Rooftop solar customers get hoodwinked in more ways than one
A crackdown by Arizona authorities on rooftop-solar flim-flam in that state is, at the least, a potent reminder to consumers nationwide to beware the come-ons and rosy promises offered by some of the vendors in that industry. Yet, the kind of blatant fraud that was uncovered by the state's attorney general only hints at a subtler yet much bigger problem with the way rooftop solar systems are being pitched to the American public in general.
While the offender in this case, Going Green Solar, has agreed to repay customers up to $111,000 to settle a consumer-fraud lawsuit filed by the Arizona Attorney General's Office last month, no one at any level of law enforcement seems to have arched an eyebrow at a core business practice in the rooftop solar industry that can be even more deceptive, more pervasive—and more lucrative.
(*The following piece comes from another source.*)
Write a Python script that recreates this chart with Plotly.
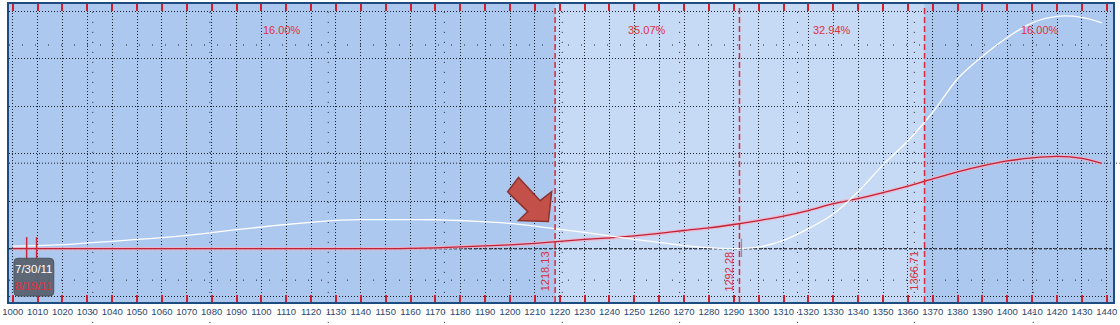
import plotly.graph_objects as go

# ---------------- data ----------------
prices = [1000, 1010, 1020, 1030, 1040, 1050, 1060, 1070, 1080, 1090,
          1100, 1110, 1120, 1130, 1140, 1150, 1160, 1170, 1180, 1190,
          1200, 1210, 1220, 1230, 1240, 1250, 1260, 1270, 1280, 1290,
          1300, 1310, 1320, 1330, 1340, 1350, 1360, 1370, 1380, 1390,
          1400, 1410, 1420, 1430, 1438]
pl_expiry = [26, 32, 42, 60, 77, 97, 116, 139, 168, 200,
             228, 254, 277, 298, 305, 306, 306, 304, 296, 282,
             265, 238, 202, 171, 134, 97, 66, 32, 10, 1,
             16, 87, 210, 365, 599, 882, 1133, 1436, 1789, 2025,
             2223, 2378, 2446, 2435, 2378]
pl_today = [0, 0, 0, 0, 0, 0, 0, 0, 0, 0,
            0, 0, 0, 0, 0, 0, 2, 9, 19, 29,
            40, 55, 76, 97, 113, 134, 160, 191, 218, 254,
            296, 343, 401, 474, 526, 589, 657, 735, 809, 871,
            923, 955, 971, 950, 897]
breakevens = [1218.13, 1292.28, 1366.71]
prob_labels = ["16.00%", "35.07%", "32.94%", "16.00%"]
prob_label_x = [1108.3, 1255.2, 1329.5, 1413.3]
date_labels = ["7/30/11", "8/19/11"]
date_marks = [1005.6, 1009.6]
date_grid_x = [1032.2, 1079.3, 1126.9, 1173.6, 1221.0, 1268.2, 1315.6, 1362.6, 1410.4]
aux_levels_sparse = [2144, -332]
aux_level_fine = 900
tick_values = list(range(1000, 1441, 10))

# ---------------- layout constants ----------------
X_RANGE = [998.5, 1442.5]
Y_RANGE = [-562, 2576]
PX_X = (X_RANGE[1] - X_RANGE[0]) / 1110.0   # data units per px (x)
PX_Y = (Y_RANGE[1] - Y_RANGE[0]) / 300.0    # data units per px (y)

DARK_BLUE = "#adc8ee"
LIGHT_BLUE = "#c6d9f5"
RED = "#d42c3c"
GRID = "#1c2430"

fig = go.Figure()

# red curve halo + line
fig.add_trace(go.Scatter(x=prices, y=pl_today, mode="lines",
                         line=dict(color="rgba(245,175,195,0.75)", width=3.5, shape="spline", smoothing=0.6),
                         hoverinfo="skip"))
fig.add_trace(go.Scatter(x=prices, y=pl_today, mode="lines",
                         line=dict(color="#bf2339", width=1.3, shape="spline", smoothing=0.6),
                         hoverinfo="skip"))
# white expiry curve
fig.add_trace(go.Scatter(x=prices, y=pl_expiry, mode="lines",
                         line=dict(color="white", width=1.3, shape="spline", smoothing=0.8),
                         hoverinfo="skip"))

shapes = []
# background regions
edges = [X_RANGE[0]] + breakevens + [X_RANGE[1]]
region_colors = [DARK_BLUE, LIGHT_BLUE, LIGHT_BLUE, DARK_BLUE]
for i in range(4):
    shapes.append(dict(type="rect", xref="x", yref="paper", x0=edges[i], x1=edges[i + 1],
                       y0=0, y1=1, fillcolor=region_colors[i], line=dict(width=0), layer="below"))
# sparse vertical dotted guides
for gx in date_grid_x:
    shapes.append(dict(type="line", xref="x", yref="paper", x0=gx, x1=gx, y0=-0.07, y1=1,
                       line=dict(color=GRID, width=1, dash="1px,9px"), layer="between"))
# sparse horizontal dotted guides
for lv in aux_levels_sparse:
    shapes.append(dict(type="line", xref="paper", yref="y", x0=0, x1=1, y0=lv, y1=lv,
                       line=dict(color=GRID, width=1, dash="1px,12px"), layer="between"))
shapes.append(dict(type="line", xref="paper", yref="y", x0=0, x1=1.006, y0=aux_level_fine, y1=aux_level_fine,
                   line=dict(color=GRID, width=1, dash="1px,2px"), layer="between"))
# zero line
shapes.append(dict(type="line", xref="paper", yref="y", x0=0, x1=1, y0=0, y1=0,
                   line=dict(color="#454a55", width=1.5, dash="3px,2px"), layer="between"))
# breakeven dashed lines
for be in breakevens:
    shapes.append(dict(type="line", xref="x", yref="paper", x0=be, x1=be, y0=0, y1=0.99,
                       line=dict(color=RED, width=1.5, dash="6px,3px"), layer="above"))
# small grey marker at the middle breakeven
shapes.append(dict(type="line", xref="x", yref="y", x0=breakevens[1] + 0.8, x1=breakevens[1] + 0.8,
                   y0=105, y1=-88, line=dict(color="#8a8f96", width=1.2), layer="above"))
# date marker lines
for dm in date_marks:
    shapes.append(dict(type="line", xref="x", yref="y", x0=dm, x1=dm, y0=121, y1=-133,
                       line=dict(color="#c8283a", width=1.5), layer="above"))

# block arrow (pixel offsets relative to its tip; tip sits ~20px above the curve at the 1st breakeven)
arrow_tip = (breakevens[0] - 2.7, pl_today[22] + 20 * PX_Y)
arrow_px = [(-30, -44.4), (-8.3, -21), (3.3, -30), (0, 0), (-30, -1), (-20.7, -10), (-41, -30)]
pts = [(arrow_tip[0] + ox * PX_X, arrow_tip[1] - oy * PX_Y) for ox, oy in arrow_px]
path = "M " + " L ".join(f"{x:.3f},{y:.3f}" for x, y in pts) + " Z"
shapes.append(dict(type="path", xref="x", yref="y", path=path, fillcolor="#c4504a",
                   line=dict(color="#8c3330", width=1.5), layer="above"))

# date label box (rounded rectangle, px geometry relative to box centre)
box_c = (1008.5, -300)
bw, bh, r = 40, 38, 4
def P(ox, oy):
    return f"{box_c[0] + ox * PX_X:.3f},{box_c[1] - oy * PX_Y:.3f}"
hw, hh = bw / 2, bh / 2
box_path = (f"M {P(-hw + r, -hh)} L {P(hw - r, -hh)} Q {P(hw, -hh)} {P(hw, -hh + r)} "
            f"L {P(hw, hh - r)} Q {P(hw, hh)} {P(hw - r, hh)} L {P(-hw + r, hh)} "
            f"Q {P(-hw, hh)} {P(-hw, hh - r)} L {P(-hw, -hh + r)} Q {P(-hw, -hh)} {P(-hw + r, -hh)} Z")
shapes.append(dict(type="path", xref="x", yref="y", path=box_path, fillcolor="rgba(88,98,110,0.95)",
                   line=dict(color="#4c545e", width=1), layer="above"))

annotations = []
for lx, txt in zip(prob_label_x, prob_labels):
    annotations.append(dict(x=lx, y=2301, xref="x", yref="y", text=txt, showarrow=False,
                            font=dict(family="Liberation Sans, Arial", size=11, color="#e0303e"),
                            xanchor="center", yanchor="middle"))
for be in breakevens:
    annotations.append(dict(x=be, y=-237, xref="x", yref="y", text=f"{be:.2f}", showarrow=False,
                            textangle=-90, xshift=-10,
                            font=dict(family="Liberation Sans, Arial", size=11, color="#d8303e"),
                            xanchor="center", yanchor="middle"))
for txt, dy, col in zip(date_labels, [-8.5, 8.5], ["white", "#e0303a"]):
    annotations.append(dict(x=box_c[0], y=box_c[1] - dy * PX_Y, xref="x", yref="y", text=txt,
                            showarrow=False, xanchor="center", yanchor="middle",
                            font=dict(family="Liberation Sans, Arial", size=11.5, color=col)))

fig.update_layout(
    width=1120, height=325,
    margin=dict(l=3, r=7, t=2, b=23, pad=0),
    paper_bgcolor="white", plot_bgcolor=DARK_BLUE,
    showlegend=False, hovermode=False,
    shapes=shapes, annotations=annotations,
    xaxis=dict(range=X_RANGE, tickmode="array", tickvals=tick_values,
               ticktext=[str(v) for v in tick_values],
               ticks="inside", ticklen=7, tickwidth=2, tickcolor="#d0202e",
               showline=True, linecolor="#1d4d80", linewidth=2, mirror="ticks",
               showgrid=True, gridcolor=GRID, gridwidth=1, griddash="1px,2px",
               zeroline=False, ticklabeloverflow="allow",
               tickfont=dict(family="Liberation Sans, Arial", size=9.5, color="#2a4670")),
    yaxis=dict(range=Y_RANGE, tick0=0, dtick=500, showticklabels=False, ticks="",
               showline=True, linecolor="#1d4d80", linewidth=1.5, mirror=True,
               showgrid=True, gridcolor=GRID, gridwidth=1, griddash="1px,2px",
               zeroline=False),
)

fig.write_html("out.html")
Some major solar vendors lease rather than sell solar systems to homes and businesses, lowering the up-front cost of installation and thus luring more customers. What a lot of those same customers don't realize, though, is that because the vendors retain ownership of the hardware, they are able to keep the solar-energy tax credits for themselves and their investors. That, despite the fact that some are huge corporations—like billionaire Elon Musk's SolarCity—and they reap untold millions in rewards under such generous subsidies.
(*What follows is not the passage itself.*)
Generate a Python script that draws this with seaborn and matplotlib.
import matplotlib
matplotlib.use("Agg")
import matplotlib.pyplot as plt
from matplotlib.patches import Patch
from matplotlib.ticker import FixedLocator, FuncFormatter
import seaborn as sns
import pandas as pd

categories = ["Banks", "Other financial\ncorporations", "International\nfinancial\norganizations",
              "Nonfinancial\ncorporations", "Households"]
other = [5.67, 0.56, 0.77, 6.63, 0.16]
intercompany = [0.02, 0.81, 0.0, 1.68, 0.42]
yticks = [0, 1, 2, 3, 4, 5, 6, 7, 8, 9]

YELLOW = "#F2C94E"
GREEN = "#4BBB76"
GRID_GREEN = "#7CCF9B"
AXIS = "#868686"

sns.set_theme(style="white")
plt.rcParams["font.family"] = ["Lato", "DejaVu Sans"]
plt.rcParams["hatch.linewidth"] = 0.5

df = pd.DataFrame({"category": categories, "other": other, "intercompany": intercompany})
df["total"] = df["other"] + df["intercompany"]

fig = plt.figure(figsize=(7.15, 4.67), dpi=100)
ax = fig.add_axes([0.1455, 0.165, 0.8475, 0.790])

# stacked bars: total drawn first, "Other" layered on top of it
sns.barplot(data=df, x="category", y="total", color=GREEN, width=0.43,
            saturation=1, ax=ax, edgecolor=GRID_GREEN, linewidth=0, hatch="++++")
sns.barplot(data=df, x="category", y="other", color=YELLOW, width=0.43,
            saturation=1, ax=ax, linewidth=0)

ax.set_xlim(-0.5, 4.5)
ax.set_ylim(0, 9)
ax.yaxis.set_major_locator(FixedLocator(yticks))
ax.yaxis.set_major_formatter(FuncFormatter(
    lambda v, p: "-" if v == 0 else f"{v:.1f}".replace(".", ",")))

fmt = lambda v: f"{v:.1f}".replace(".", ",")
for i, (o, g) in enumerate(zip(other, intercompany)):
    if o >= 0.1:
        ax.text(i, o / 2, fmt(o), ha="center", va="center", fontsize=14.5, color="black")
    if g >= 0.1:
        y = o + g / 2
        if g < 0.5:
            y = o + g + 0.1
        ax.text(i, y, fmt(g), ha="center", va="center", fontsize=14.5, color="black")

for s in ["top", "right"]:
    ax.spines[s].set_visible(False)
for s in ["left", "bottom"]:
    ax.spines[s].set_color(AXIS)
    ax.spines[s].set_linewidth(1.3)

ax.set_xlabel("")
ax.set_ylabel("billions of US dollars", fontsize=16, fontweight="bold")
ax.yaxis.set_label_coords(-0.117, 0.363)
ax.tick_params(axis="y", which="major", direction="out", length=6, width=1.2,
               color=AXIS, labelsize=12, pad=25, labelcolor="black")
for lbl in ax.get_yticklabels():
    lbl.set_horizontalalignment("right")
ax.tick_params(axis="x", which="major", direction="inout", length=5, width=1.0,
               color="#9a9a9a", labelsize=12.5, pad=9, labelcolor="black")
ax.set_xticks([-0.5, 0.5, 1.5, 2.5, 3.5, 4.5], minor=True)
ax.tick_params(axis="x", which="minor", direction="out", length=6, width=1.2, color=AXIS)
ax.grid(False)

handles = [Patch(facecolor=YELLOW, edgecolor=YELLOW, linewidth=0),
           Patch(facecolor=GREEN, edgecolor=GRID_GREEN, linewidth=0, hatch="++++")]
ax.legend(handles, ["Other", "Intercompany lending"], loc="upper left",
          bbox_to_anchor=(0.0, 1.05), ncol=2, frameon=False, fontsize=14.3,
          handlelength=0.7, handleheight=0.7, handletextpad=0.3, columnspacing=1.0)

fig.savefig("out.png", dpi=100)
Meanwhile, the customers often have little to show in the way of cheaper utility bills. After accounting for their monthly lease payments, rank-and-file ratepayers can find their household finances are a wash—or even that they are losing money on the deal.
As far as we can tell, such arrangements are legal—but are they ethical? Don’t prospective rooftop-solar customers deserve full disclosure about how these lease deals really work?